As filed with the Securities and Exchange Commission on June 2, 2025
Registration
No. 333-274037
UNITED STATES
SECURITIES AND EXCHANGE COMMISSION
WASHINGTON, D.C. 20549
POST-EFFECTIVE AMENDMENT NO. 1 TO FORM S-8 REGISTRATION NO. 333-274037
UNDER THE SECURITIES ACT OF 1933
SYLA Technologies Co., Ltd.
(Exact Name of Registrant as Specified in Its Charter)
Japan | Not applicable | |
(State
or other jurisdiction of incorporation or organization) |
(I.R.S.
Employer Identification Number) |
Ebisu Prime Square Tower 7F
1-1-39 Hiroo
Shibuya-ku, Tokyo 150-0012
Japan
(Address of Principal Executive Offices) (Zip Code)
Employee
Stock Purchase Plan
(Full title of the plan)
Cogency Global Inc.
122 East 42nd Street, 18th Floor
New York, NY 10168
Tel: (800) 221-0102
(Name and address of agent for service) (Telephone number, including area code, of agent for service)
Copy to:
Masahisa Ikeda
Toshiro Mochizuki
Allen Overy Shearman Sterling GKJ
JP Tower 22F
2-7-2, Marunouchi
Chiyoda-ku, Tokyo 100-7022
Japan
Tel: +81-3-4567-3300
Indicate by check mark whether the registrant is a large accelerated filer, an accelerated filer, a non-accelerated filer, a smaller reporting company, or an emerging growth company. See the definitions of “large accelerated filer,” “accelerated filer,” “smaller reporting company,” and “emerging growth company” in Rule 12b-2 of the Securities Exchange Act of 1934, as amended (the “Exchange Act”).

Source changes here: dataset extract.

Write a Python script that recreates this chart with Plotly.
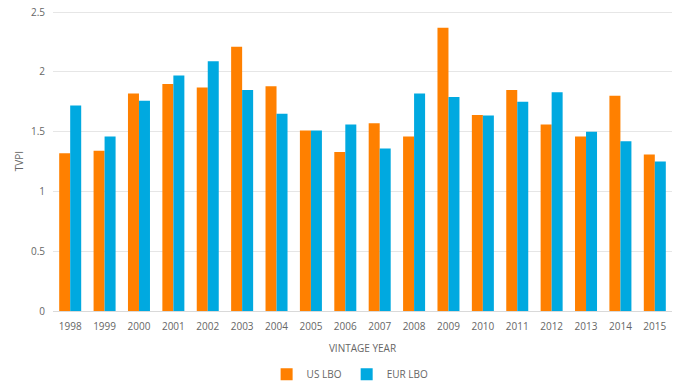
import plotly.graph_objects as go

years = [str(y) for y in range(1998, 2016)]
us_lbo = [1.32, 1.34, 1.82, 1.90, 1.87, 2.21, 1.88, 1.51, 1.33, 1.57, 1.46, 2.37, 1.64, 1.85, 1.56, 1.46, 1.80, 1.31]
eur_lbo = [1.72, 1.46, 1.76, 1.97, 2.09, 1.85, 1.65, 1.51, 1.56, 1.36, 1.82, 1.79, 1.635, 1.75, 1.83, 1.50, 1.42, 1.25]
y_ticks = [0, 0.5, 1, 1.5, 2, 2.5]
y_tick_labels = ["0", "0.5", "1", "1.5", "2", "2.5"]

font_family = "Open Sans, Lato, sans-serif"
grey = "#666666"

fig = go.Figure()
fig.add_trace(go.Bar(name="US LBO", x=years, y=us_lbo, marker_color="#FF8000",
                     marker_line_width=0))
fig.add_trace(go.Bar(name="EUR LBO", x=years, y=eur_lbo, marker_color="#00A9E0",
                     marker_line_width=0))

fig.update_layout(
    width=700, height=385,
    margin=dict(l=53, r=28, t=11, b=74, autoexpand=False),
    paper_bgcolor="white", plot_bgcolor="white",
    barmode="group", bargap=0.36, bargroupgap=0,
    font=dict(family=font_family, size=10, color=grey),
    showlegend=True,
    legend=dict(orientation="h", x=0.48, xanchor="center", y=-0.211, yanchor="middle",
                font=dict(size=10, color=grey), itemwidth=30),
    xaxis=dict(
        automargin=False,
        tickfont=dict(size=10, color=grey),
        title=dict(text="VINTAGE YEAR", font=dict(size=10, color=grey), standoff=12),
        showline=False, ticks="outside", ticklen=6, tickcolor="rgba(0,0,0,0)",
        showgrid=False,
    ),
    yaxis=dict(
        automargin=False,
        range=[0, 2.51], tickvals=y_ticks, ticktext=y_tick_labels,
        tickfont=dict(size=10, color=grey), ticklabeloverflow="allow",
        title=dict(text="TVPI", font=dict(size=10, color=grey), standoff=5),
        gridcolor="#E6E6E6", gridwidth=1,
        zeroline=True, zerolinecolor="#D9D9D9", zerolinewidth=1,
        ticks="outside", ticklen=5, tickcolor="rgba(0,0,0,0)", showline=False,
    ),
)

fig.write_html("out.html", config={"displayModeBar": False},
               post_script="document.body.style.margin='0';")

Large accelerated filer | ☐ | Accelerated filer | ☐ |
Non-accelerated filer | ☒ | Smaller reporting company | ☐ |
Emerging growth company | ☒ |
If an emerging growth company, indicate by check mark if the registrant has elected not to use the extended transition period for complying with any new or revised financial accounting standards provided pursuant to Section 7(a)(2)(B) of the Securities Act. ☐
DEREGISTRATION OF SECURITIES
This Post-Effective Amendment (the “Post-Effective Amendment”) by SYLA Technologies Co., Ltd., a joint stock corporation organized under Japanese law (the “Registrant”), relates to the following Registration Statement on Form S-8 (the “Registration Statement”):
● | Registration Statement No. 333-274037, filed with the Securities and Exchange Commission by the Registrant on August 17, 2023, pertaining to the registration of 12,000 common shares of the Registrant, no par value (“Common Shares”), reserved for issuance under the Employee Stock Purchase Plan. The Common Shares may be represented by the American Depositary Shares of the Company, each of which represents 1/100 of one Common Share. |
On June 1, 2025, pursuant to the terms of the Share Exchange Agreement, dated as of December 2, 2024 (as it may be amended, modified or supplemented from time to time, the “Share Exchange Agreement”), by and among CUMICA CORPORATION, a Japanese corporation (“CUMICA”) and the Registrant (together, the “Parties”), the Parties carried out a management integration of the two companies through a share exchange. As a consequence of the share exchange, CUMICA became the wholly-owning parent company of the Registrant and the Registrant became the wholly-owned subsidiary of CUMICA, with CUMICA acquiring all of the issued shares of common stock of the Registrant (the “Transaction”).
As a result of the Transaction and other transactions contemplated by the Share Exchange Agreement, the Registrant has terminated any and all offerings and sales of its securities pursuant to the Registration Statement. In accordance with an undertaking made by the Registrant in the Registration Statement to remove from registration, by means of a post-effective amendment, any of the securities registered under the Registration Statement that remain unsold at the termination of the offerings, by filing this Post-Effective Amendment, the Registrant hereby removes from registration all securities registered but unsold under such Registration Statement, if any, as of the date hereof, and the Registration Statement is hereby amended, as appropriate, to reflect the deregistration of such securities and the Registrant hereby terminates the effectiveness of the Registration Statement.
SIGNATURES
Pursuant to the requirements of the Securities Act of 1933, as amended, the Registrant certifies that it has reasonable grounds to believe that it meets all the requirements for filing on Form S-8 and has duly caused this Post-Effective Amendment to be signed on its behalf by the undersigned, thereunto duly authorized, in the City of Tokyo, Japan on the 2nd day of June, 2025.
SYLA Technologies Co., Ltd. | ||
By: | /s/ Hiroyuki Sugimoto | |
Hiroyuki Sugimoto | ||
Chief Executive Officer |
Pursuant to Rule 478 of the Securities Act of 1933, as amended, no other person is required to sign this Post-Effective Amendment.